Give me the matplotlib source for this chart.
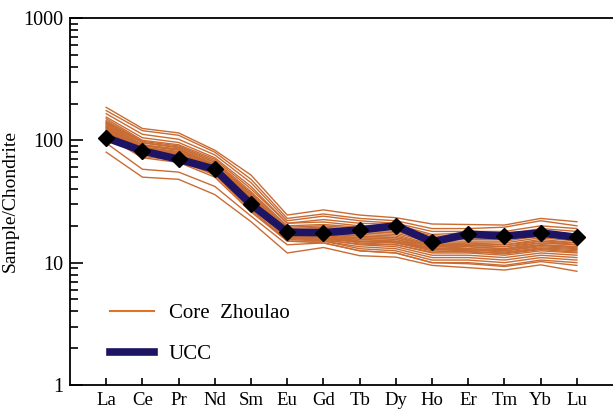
import numpy as np
import matplotlib
matplotlib.use("Agg")
import matplotlib.pyplot as plt
from matplotlib.ticker import LogLocator, NullFormatter, FixedLocator, FixedFormatter
from matplotlib.lines import Line2D

elements = ["La", "Ce", "Pr", "Nd", "Sm", "Eu", "Gd", "Tb", "Dy", "Ho", "Er", "Tm", "Yb", "Lu"]

# UCC normalised to chondrite
ucc = [105, 82, 70, 58, 30, 17.7, 17.6, 18.5, 20, 14.8, 17.1, 16.5, 17.5, 16.1]

# Core Zhoulao samples normalised to chondrite
zhoulao = [
  [186, 125, 115, 83, 52, 24.5, 27, 24.5, 23.3, 20.7, 20.5, 20.3, 23, 21.6],
  [175, 120, 110, 80, 48, 23, 25, 23, 22, 19, 19, 19.5, 22, 20],
  [165, 112, 102, 76, 45, 22, 24, 22, 21, 18, 18, 18, 20, 19],
  [155, 105, 96, 72, 42, 21, 22.5, 21, 20.5, 17, 17.5, 17, 19, 18],
  [150, 100, 92, 70, 40, 21, 21.5, 20, 20, 16.5, 16.5, 16.5, 18, 17],
  [145, 98, 90, 68, 38, 20, 20.5, 19.5, 19.5, 16, 16, 16, 17.5, 16.5],
  [142, 96, 88, 66, 36, 18, 17, 16.5, 16, 14, 14.5, 14, 15, 14.5],
  [140, 95, 87, 66, 37, 19.5, 20, 19, 19, 15.5, 15.5, 15.5, 17, 16],
  [138, 92, 85, 64, 36, 19, 19.5, 18.5, 18, 15, 15, 15, 16.5, 15.5],
  [136, 91, 84, 63, 34, 17.5, 16.5, 16, 15.5, 13.5, 14, 13.5, 14.5, 14],
  [135, 90, 83, 63, 35, 18.5, 19, 18, 17.5, 14.5, 14.5, 14.5, 16, 15],
  [132, 88, 81, 62, 34, 18, 18.5, 17.5, 17, 14, 14, 14, 15.5, 14.5],
  [130, 87, 80, 61, 33, 18, 18, 17, 16.5, 13.8, 13.8, 13.5, 15, 14],
  [128, 87, 80, 60, 33, 17, 16, 15.5, 15, 13, 13.5, 13, 14, 13.5],
  [128, 86, 79, 60, 32, 17.5, 17.5, 16.5, 16, 13.5, 13.5, 13, 14.5, 14],
  [125, 85, 78, 59, 31, 17, 17, 16, 15.5, 13, 13, 12.8, 14, 13.5],
  [124, 84, 77, 58, 31, 16.5, 15.8, 15, 14.8, 13.2, 13, 12.5, 13.8, 13.2],
  [122, 83, 76, 58, 30, 17, 16.8, 15.5, 15, 12.8, 12.5, 12.5, 13.5, 13],
  [120, 82, 75, 57, 30, 16.5, 16.5, 15, 14.5, 12.5, 12.2, 12, 13, 12.5],
  [119, 81, 74, 56, 30, 16.2, 15.5, 14.8, 14.5, 12.8, 12.8, 12.2, 13.2, 12.8],
  [118, 80, 74, 56, 29, 16, 16, 14.5, 14, 12, 12, 11.5, 12.5, 12],
  [116, 79, 73, 55, 29, 15.8, 15.2, 14.2, 14, 12.2, 12.4, 11.8, 12.8, 12.2],
  [115, 78, 72, 55, 28, 16, 15.5, 14, 13.5, 11.5, 11.5, 11, 12, 11.5],
  [112, 76, 70, 53, 27, 15.5, 15, 13.5, 13, 11, 11, 10.5, 11.5, 11],
  [110, 74, 68, 52, 27, 15, 15, 13, 12.5, 10.5, 10.5, 10, 11, 10.5],
  [108, 72, 66, 50, 26, 15, 14.5, 12.5, 12, 10, 10, 9.5, 10.5, 10],
  [95, 58, 55, 42, 24, 14, 14.5, 12.5, 12, 10, 9.8, 9.3, 10.2, 9.5],
  [80, 50, 48, 36, 21.6, 12, 13.3, 11.4, 11.1, 9.5, 9.1, 8.7, 9.6, 8.5],
]

plt.rcParams['font.family'] = ['Liberation Serif', 'DejaVu Serif']

fig = plt.figure(figsize=(6.13, 4.11), dpi=100)
ax = fig.add_axes([0.1142, 0.0633, 0.886, 0.8929])

x = np.arange(len(elements))
for row in zhoulao:
  ax.plot(x, row, color='#C96C34', lw=1.0)
ax.plot(x, ucc, color='#1E1464', lw=5.5, marker='D', markersize=8.5,
        markerfacecolor='black', markeredgecolor='black')

ax.set_yscale('log')
ax.set_ylim(1, 1000)
ax.set_xlim(-1, 14)
ax.yaxis.set_major_locator(FixedLocator([1, 10, 100, 1000]))
ax.yaxis.set_major_formatter(FixedFormatter(['1', '10', '100', '1000']))
ax.yaxis.set_minor_locator(LogLocator(base=10, subs=np.arange(2, 10)))
ax.yaxis.set_minor_formatter(NullFormatter())
ax.set_xticks(x)
ax.set_xticklabels(elements)

ax.tick_params(axis='y', which='major', direction='in', labelsize=14.5, width=1.2, length=9, pad=5)
ax.tick_params(axis='y', which='minor', direction='in', length=6, width=1.2)
ax.tick_params(axis='x', which='major', direction='in', labelsize=13.5, width=1.2, length=5, pad=5)
ax.spines['right'].set_visible(False)
for s in ['left', 'bottom', 'top']:
  ax.spines[s].set_linewidth(1.3)

ax.set_ylabel('Sample/Chondrite', fontsize=14, labelpad=3)

handles = [Line2D([], [], color='#DD7428', lw=1.5),
           Line2D([], [], color='#1E1464', lw=5.5)]
ax.legend(handles, ['Core  Zhoulao', 'UCC'], loc='lower left', bbox_to_anchor=(0.04, 0.005),
          frameon=False, fontsize=15, handlelength=2.1, handletextpad=0.7, labelspacing=1.05)

fig.savefig('out.png', dpi=100)
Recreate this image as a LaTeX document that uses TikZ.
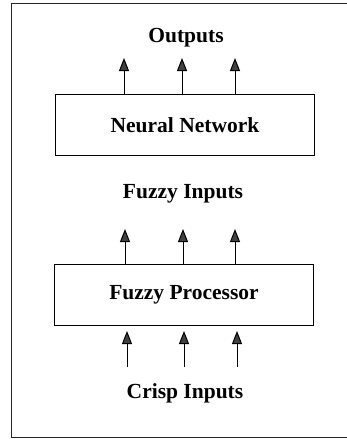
\documentclass[tikz,border=0pt]{standalone}
\usepackage{fontspec}
\setmainfont{Liberation Serif}
\usetikzlibrary{arrows.meta}
\begin{document}
\begin{tikzpicture}[x=1pt,y=-1pt,
  blk/.style={draw, line width=1.4pt, minimum width=259pt, minimum height=61pt, inner sep=0pt, font=\fontsize{21.5}{24}\selectfont\bfseries},
  lbl/.style={font=\fontsize{21.5}{24}\selectfont\bfseries, inner sep=0pt},
  arr/.style={line width=1pt, -{Triangle[length=13pt,width=10pt,fill=black!75]}}]
\useasboundingbox (0,0) rectangle (347,439);
\draw[line width=1pt, black!85] (347,3.5) -- (11,3.5) -- (11,437.5) -- (347,437.5);
\node[blk] (nn) at (185,125) {Neural Network};
\node[blk] (fp) at (184,295) {Fuzzy Processor};
\node[lbl] (out) at (186,38) {Outputs};
\node[lbl] (fi) at (183,194) {Fuzzy Inputs};
\node[lbl] (ci) at (185,393) {Crisp Inputs};
\foreach \x/\n in {124/a,182/b,235/c}{
  \coordinate (o\n) at (\x,58);
  \draw[arr] (nn.north -| o\n) -- (o\n);
}
\foreach \x/\n in {125/a,183/b,235/c}{
  \coordinate (f\n) at (\x,229);
  \draw[arr] (fp.north -| f\n) -- (f\n);
}
\foreach \x/\n in {127/a,184/b,237/c}{
  \coordinate (cs\n) at (\x,367);
  \coordinate (ce\n) at (\x,331);
  \draw[arr] (cs\n) -- (ce\n);
}
\end{tikzpicture}
\end{document}
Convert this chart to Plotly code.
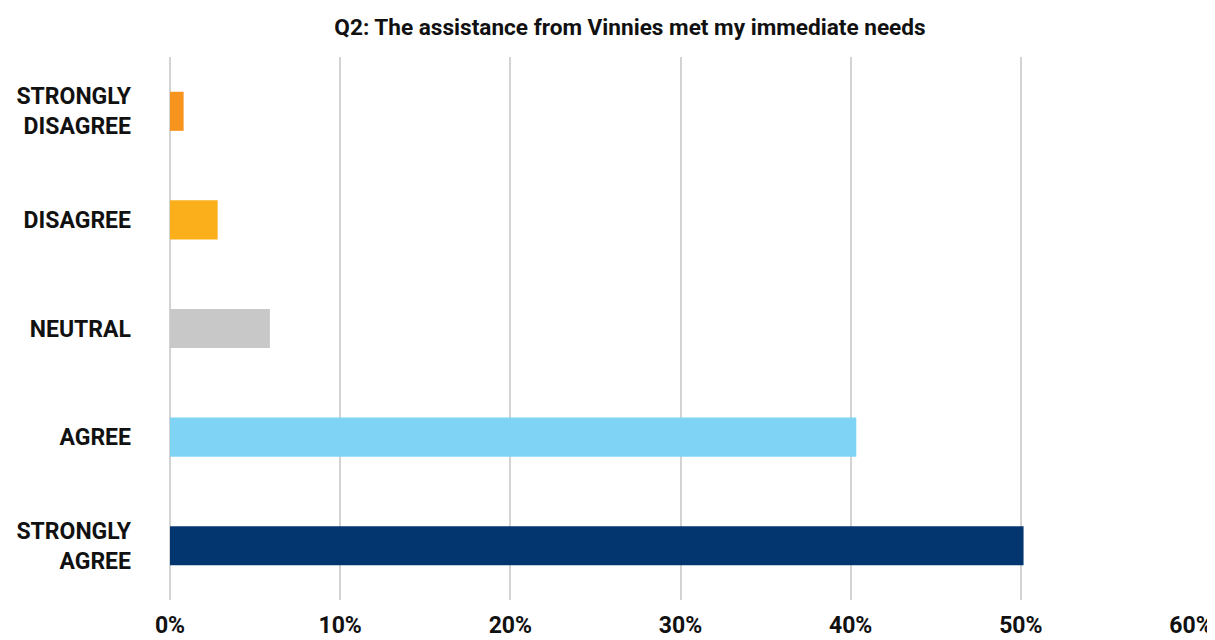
import plotly.graph_objects as go

# Survey responses, top to bottom as shown in the chart
categories = ["STRONGLY<br>DISAGREE", "DISAGREE", "NEUTRAL", "AGREE", "STRONGLY<br>AGREE"]
shares = [0.008, 0.028, 0.0587, 0.4033, 0.5016]
bar_colors = ["#F7941D", "#FBB01B", "#C8C8C8", "#7FD4F5", "#03366F"]

tick_vals = [0, 0.1, 0.2, 0.3, 0.4, 0.5, 0.6]
tick_text = ["0%", "10%", "20%", "30%", "40%", "50%", "60%"]

title_text = "Q2: The assistance from Vinnies met my immediate needs"

font_family = "Roboto"

# page body has an 8px default margin, so the figure is shrunk by that much
fig_w, fig_h = 1207, 632

fig = go.Figure(
    data=[
        go.Bar(
            x=shares,
            y=categories,
            orientation="h",
            marker=dict(color=bar_colors, line=dict(width=0)),
            hovertemplate="%{y}: %{x:.1%}<extra></extra>",
        )
    ]
)

fig.update_layout(
    width=fig_w,
    height=fig_h,
    paper_bgcolor="white",
    plot_bgcolor="white",
    margin=dict(l=162, r=24, t=49, b=40),
    bargap=0.64,
    showlegend=False,
    title=dict(
        text=title_text,
        x=622 / fig_w,
        xanchor="center",
        y=1 - 19 / fig_h,
        yanchor="middle",
        font=dict(family=font_family, size=22.6, color="#111111", weight="bold"),
    ),
    font=dict(family=font_family, color="#111111"),
)

fig.update_xaxes(
    range=[0, 0.6],
    tickvals=tick_vals,
    ticktext=tick_text,
    showgrid=True,
    gridcolor="#D3D3D3",
    gridwidth=1.5,
    zeroline=True,
    zerolinecolor="#D3D3D3",
    zerolinewidth=1.5,
    showline=False,
    ticks="",
    ticklabelstandoff=9,
    tickfont=dict(family=font_family, size=23, color="#111111", weight="bold"),
    automargin=False,
    fixedrange=True,
)

fig.update_yaxes(
    categoryorder="array",
    categoryarray=categories[::-1],
    showgrid=False,
    zeroline=False,
    showline=False,
    ticks="",
    ticklabelstandoff=38,
    tickfont=dict(family=font_family, size=23, color="#111111", weight="bold"),
    automargin=False,
    fixedrange=True,
)

fig.write_html("out.html")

* * * * *

#### Set problem:
Where a line in the material above holds "this", copy that line.

#### Exercise result:
Give me the matplotlib source for this chart.
Recreate this image as a LaTeX document that uses TikZ.
Convert this chart to Plotly code.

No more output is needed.